| Data extract |
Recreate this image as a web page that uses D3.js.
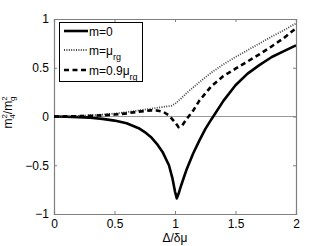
<!DOCTYPE html>
<html><head><meta charset="utf-8">
<script src="https://cdn.jsdelivr.net/npm/d3@7"></script>
<style>
body{margin:0;background:#fff;}
svg{display:block;font-family:"Liberation Sans",Arial,Helvetica,sans-serif;}
</style></head>
<body><svg id="c" width="327" height="246"></svg>
<script>
const xTicks = [0, 0.5, 1, 1.5, 2];
const yTicks = [-1, -0.5, 0, 0.5, 1];
const xTickLabels = ["0", "0.5", "1", "1.5", "2"];
const yTickLabels = ["\u22121", "\u22120.5", "0", "0.5", "1"];

const x0 = [0,0.1,0.2,0.3,0.4,0.5,0.6,0.7,0.75,0.8,0.85,0.9,0.95,0.98,1.0,1.015,1.03,1.05,1.08,1.1,1.15,1.2,1.25,1.3,1.4,1.5,1.6,1.7,1.8,1.9,2.0];
const y0 = [0,-0.002,-0.006,-0.012,-0.024,-0.042,-0.07,-0.12,-0.16,-0.21,-0.28,-0.37,-0.5,-0.64,-0.77,-0.84,-0.79,-0.71,-0.6,-0.53,-0.38,-0.25,-0.13,-0.03,0.16,0.32,0.44,0.53,0.61,0.67,0.73];

const x1 = [0,0.1,0.2,0.3,0.4,0.5,0.6,0.7,0.8,0.9,0.97,1.0,1.05,1.1,1.2,1.3,1.4,1.5,1.6,1.7,1.8,1.9,2.0];
const y1 = [0,0.002,0.006,0.012,0.02,0.03,0.045,0.062,0.08,0.098,0.11,0.13,0.185,0.245,0.35,0.45,0.535,0.61,0.68,0.75,0.82,0.885,0.955];

const x2 = [0,0.1,0.2,0.3,0.4,0.5,0.6,0.7,0.8,0.85,0.9,0.95,1.0,1.03,1.06,1.1,1.15,1.2,1.3,1.4,1.5,1.6,1.7,1.8,1.9,2.0];
const y2 = [0,0.001,0.003,0.007,0.012,0.02,0.032,0.05,0.063,0.062,0.05,0.012,-0.06,-0.11,-0.09,-0.02,0.06,0.16,0.31,0.415,0.49,0.565,0.64,0.72,0.805,0.905];

const seriesNames = ["m=0", "m=\u03bc", "m=0.9\u03bc"];
const seriesSubs = ["", "rg", "rg"];

const svg = d3.select("#c");
const L = 54, R = 296, T = 19, B = 214;
const x = d3.scaleLinear().domain([0, 2]).range([L, R]);
const y = d3.scaleLinear().domain([-1, 1]).range([B, T]);
const axisCol = "#7f7f7f";

// zero line
svg.append("line").attr("x1", x(0)).attr("x2", x(2)).attr("y1", y(0)).attr("y2", y(0))
  .attr("stroke", "#999").attr("stroke-width", 1);

const fs = "12px";
const gxB = svg.append("g").attr("transform", `translate(0,${B})`)
  .call(d3.axisBottom(x).tickValues(xTicks).tickSize(-3).tickPadding(5).tickFormat((d,i)=>xTickLabels[i]));
const gxT = svg.append("g").attr("transform", `translate(0,${T})`)
  .call(d3.axisTop(x).tickValues(xTicks).tickSize(-3).tickFormat(""));
const gyL = svg.append("g").attr("transform", `translate(${L},0)`)
  .call(d3.axisLeft(y).tickValues(yTicks).tickSize(-3).tickPadding(5).tickFormat((d,i)=>yTickLabels[i]));
const gyR = svg.append("g").attr("transform", `translate(${R},0)`)
  .call(d3.axisRight(y).tickValues(yTicks).tickSize(-3).tickFormat(""));
[gxB,gxT,gyL,gyR].forEach(g=>{
  g.select(".domain").attr("stroke", axisCol).attr("stroke-width",1.2);
  g.selectAll(".tick line").attr("stroke", axisCol);
  g.selectAll(".tick text").attr("fill","#000").style("font-size",fs).style("font-family","Liberation Sans, Arial, sans-serif");
});

const line = d3.line().x(d=>x(d[0])).y(d=>y(d[1]));
svg.append("clipPath").attr("id","clp").append("rect").attr("x",L).attr("y",T).attr("width",R-L).attr("height",B-T);
const g = svg.append("g").attr("clip-path","url(#clp)");

const styles = [
  {w:2.6, dash:null, col:"#000"},
  {w:1.8, dash:"1,1.4", col:"#444"},
  {w:2.6, dash:"5,3.5", col:"#000"}
];
const data = [d3.zip(x0,y0), d3.zip(x1,y1), d3.zip(x2,y2)];
data.forEach((d,i)=>{
  g.append("path").attr("d", line(d)).attr("fill","none").attr("stroke",styles[i].col)
    .attr("stroke-width",styles[i].w).attr("stroke-dasharray",styles[i].dash).attr("stroke-linejoin","round");
});

// legend
const lg = svg.append("g");
lg.append("rect").attr("x",59.5).attr("y",22.5).attr("width",83).attr("height",59)
  .attr("fill","#fff").attr("stroke","#000").attr("stroke-width",1);
const ly = [31, 50, 70];
seriesNames.forEach((n,i)=>{
  lg.append("line").attr("x1",64).attr("x2",88).attr("y1",ly[i]).attr("y2",ly[i])
    .attr("stroke",styles[i].col).attr("stroke-width",styles[i].w).attr("stroke-dasharray",styles[i].dash);
  const t = lg.append("text").attr("x",89).attr("y",ly[i]+4.5).style("font-size","12px");
  t.append("tspan").text(n);
  if (seriesSubs[i]) t.append("tspan").attr("dy",5).style("font-size","9px").text(seriesSubs[i]);
});

// x label
svg.append("text").attr("x", x(1)).attr("y", 242).attr("text-anchor","middle").style("font-size","12px").text("\u0394/\u03b4\u03bc");

// y label
const yl = svg.append("text").attr("transform",`translate(12,${(T+B)/2 - 4}) rotate(-90)`).attr("text-anchor","middle").style("font-size","12px");
yl.append("tspan").text("m");
yl.append("tspan").attr("dy",-5).style("font-size","8px").text("2");
yl.append("tspan").attr("dx",-4.5).attr("dy",8).style("font-size","8px").text("4");
yl.append("tspan").attr("dy",-3).text("/m");
yl.append("tspan").attr("dy",-5).style("font-size","8px").text("2");
yl.append("tspan").attr("dx",-4.5).attr("dy",8).style("font-size","8px").text("g");
</script></body></html>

| What is needed |
Omit the pictures and give the material again, exactly and in full.

| Result for this exercise |
Recreate this image as a web page that uses D3.js.
<!DOCTYPE html>
<html><head><meta charset="utf-8">
<script src="https://cdn.jsdelivr.net/npm/d3@7"></script>
<style>
body{margin:0;background:#fff;}
svg{display:block;font-family:"Liberation Sans",Arial,Helvetica,sans-serif;}
</style></head>
<body><svg id="c" width="327" height="246"></svg>
<script>
const xTicks = [0, 0.5, 1, 1.5, 2];
const yTicks = [-1, -0.5, 0, 0.5, 1];
const xTickLabels = ["0", "0.5", "1", "1.5", "2"];
const yTickLabels = ["\u22121", "\u22120.5", "0", "0.5", "1"];

const x0 = [0,0.1,0.2,0.3,0.4,0.5,0.6,0.7,0.75,0.8,0.85,0.9,0.95,0.98,1.0,1.015,1.03,1.05,1.08,1.1,1.15,1.2,1.25,1.3,1.4,1.5,1.6,1.7,1.8,1.9,2.0];
const y0 = [0,-0.002,-0.006,-0.012,-0.024,-0.042,-0.07,-0.12,-0.16,-0.21,-0.28,-0.37,-0.5,-0.64,-0.77,-0.84,-0.79,-0.71,-0.6,-0.53,-0.38,-0.25,-0.13,-0.03,0.16,0.32,0.44,0.53,0.61,0.67,0.73];

const x1 = [0,0.1,0.2,0.3,0.4,0.5,0.6,0.7,0.8,0.9,0.97,1.0,1.05,1.1,1.2,1.3,1.4,1.5,1.6,1.7,1.8,1.9,2.0];
const y1 = [0,0.002,0.006,0.012,0.02,0.03,0.045,0.062,0.08,0.098,0.11,0.13,0.185,0.245,0.35,0.45,0.535,0.61,0.68,0.75,0.82,0.885,0.955];

const x2 = [0,0.1,0.2,0.3,0.4,0.5,0.6,0.7,0.8,0.85,0.9,0.95,1.0,1.03,1.06,1.1,1.15,1.2,1.3,1.4,1.5,1.6,1.7,1.8,1.9,2.0];
const y2 = [0,0.001,0.003,0.007,0.012,0.02,0.032,0.05,0.063,0.062,0.05,0.012,-0.06,-0.11,-0.09,-0.02,0.06,0.16,0.31,0.415,0.49,0.565,0.64,0.72,0.805,0.905];

const seriesNames = ["m=0", "m=\u03bc", "m=0.9\u03bc"];
const seriesSubs = ["", "rg", "rg"];

const svg = d3.select("#c");
const L = 54, R = 296, T = 19, B = 214;
const x = d3.scaleLinear().domain([0, 2]).range([L, R]);
const y = d3.scaleLinear().domain([-1, 1]).range([B, T]);
const axisCol = "#7f7f7f";

// zero line
svg.append("line").attr("x1", x(0)).attr("x2", x(2)).attr("y1", y(0)).attr("y2", y(0))
  .attr("stroke", "#999").attr("stroke-width", 1);

const fs = "12px";
const gxB = svg.append("g").attr("transform", `translate(0,${B})`)
  .call(d3.axisBottom(x).tickValues(xTicks).tickSize(-3).tickPadding(5).tickFormat((d,i)=>xTickLabels[i]));
const gxT = svg.append("g").attr("transform", `translate(0,${T})`)
  .call(d3.axisTop(x).tickValues(xTicks).tickSize(-3).tickFormat(""));
const gyL = svg.append("g").attr("transform", `translate(${L},0)`)
  .call(d3.axisLeft(y).tickValues(yTicks).tickSize(-3).tickPadding(5).tickFormat((d,i)=>yTickLabels[i]));
const gyR = svg.append("g").attr("transform", `translate(${R},0)`)
  .call(d3.axisRight(y).tickValues(yTicks).tickSize(-3).tickFormat(""));
[gxB,gxT,gyL,gyR].forEach(g=>{
  g.select(".domain").attr("stroke", axisCol).attr("stroke-width",1.2);
  g.selectAll(".tick line").attr("stroke", axisCol);
  g.selectAll(".tick text").attr("fill","#000").style("font-size",fs).style("font-family","Liberation Sans, Arial, sans-serif");
});

const line = d3.line().x(d=>x(d[0])).y(d=>y(d[1]));
svg.append("clipPath").attr("id","clp").append("rect").attr("x",L).attr("y",T).attr("width",R-L).attr("height",B-T);
const g = svg.append("g").attr("clip-path","url(#clp)");

const styles = [
  {w:2.6, dash:null, col:"#000"},
  {w:1.8, dash:"1,1.4", col:"#444"},
  {w:2.6, dash:"5,3.5", col:"#000"}
];
const data = [d3.zip(x0,y0), d3.zip(x1,y1), d3.zip(x2,y2)];
data.forEach((d,i)=>{
  g.append("path").attr("d", line(d)).attr("fill","none").attr("stroke",styles[i].col)
    .attr("stroke-width",styles[i].w).attr("stroke-dasharray",styles[i].dash).attr("stroke-linejoin","round");
});

// legend
const lg = svg.append("g");
lg.append("rect").attr("x",59.5).attr("y",22.5).attr("width",83).attr("height",59)
  .attr("fill","#fff").attr("stroke","#000").attr("stroke-width",1);
const ly = [31, 50, 70];
seriesNames.forEach((n,i)=>{
  lg.append("line").attr("x1",64).attr("x2",88).attr("y1",ly[i]).attr("y2",ly[i])
    .attr("stroke",styles[i].col).attr("stroke-width",styles[i].w).attr("stroke-dasharray",styles[i].dash);
  const t = lg.append("text").attr("x",89).attr("y",ly[i]+4.5).style("font-size","12px");
  t.append("tspan").text(n);
  if (seriesSubs[i]) t.append("tspan").attr("dy",5).style("font-size","9px").text(seriesSubs[i]);
});

// x label
svg.append("text").attr("x", x(1)).attr("y", 242).attr("text-anchor","middle").style("font-size","12px").text("\u0394/\u03b4\u03bc");

// y label
const yl = svg.append("text").attr("transform",`translate(12,${(T+B)/2 - 4}) rotate(-90)`).attr("text-anchor","middle").style("font-size","12px");
yl.append("tspan").text("m");
yl.append("tspan").attr("dy",-5).style("font-size","8px").text("2");
yl.append("tspan").attr("dx",-4.5).attr("dy",8).style("font-size","8px").text("4");
yl.append("tspan").attr("dy",-3).text("/m");
yl.append("tspan").attr("dy",-5).style("font-size","8px").text("2");
yl.append("tspan").attr("dx",-4.5).attr("dy",8).style("font-size","8px").text("g");
</script></body></html>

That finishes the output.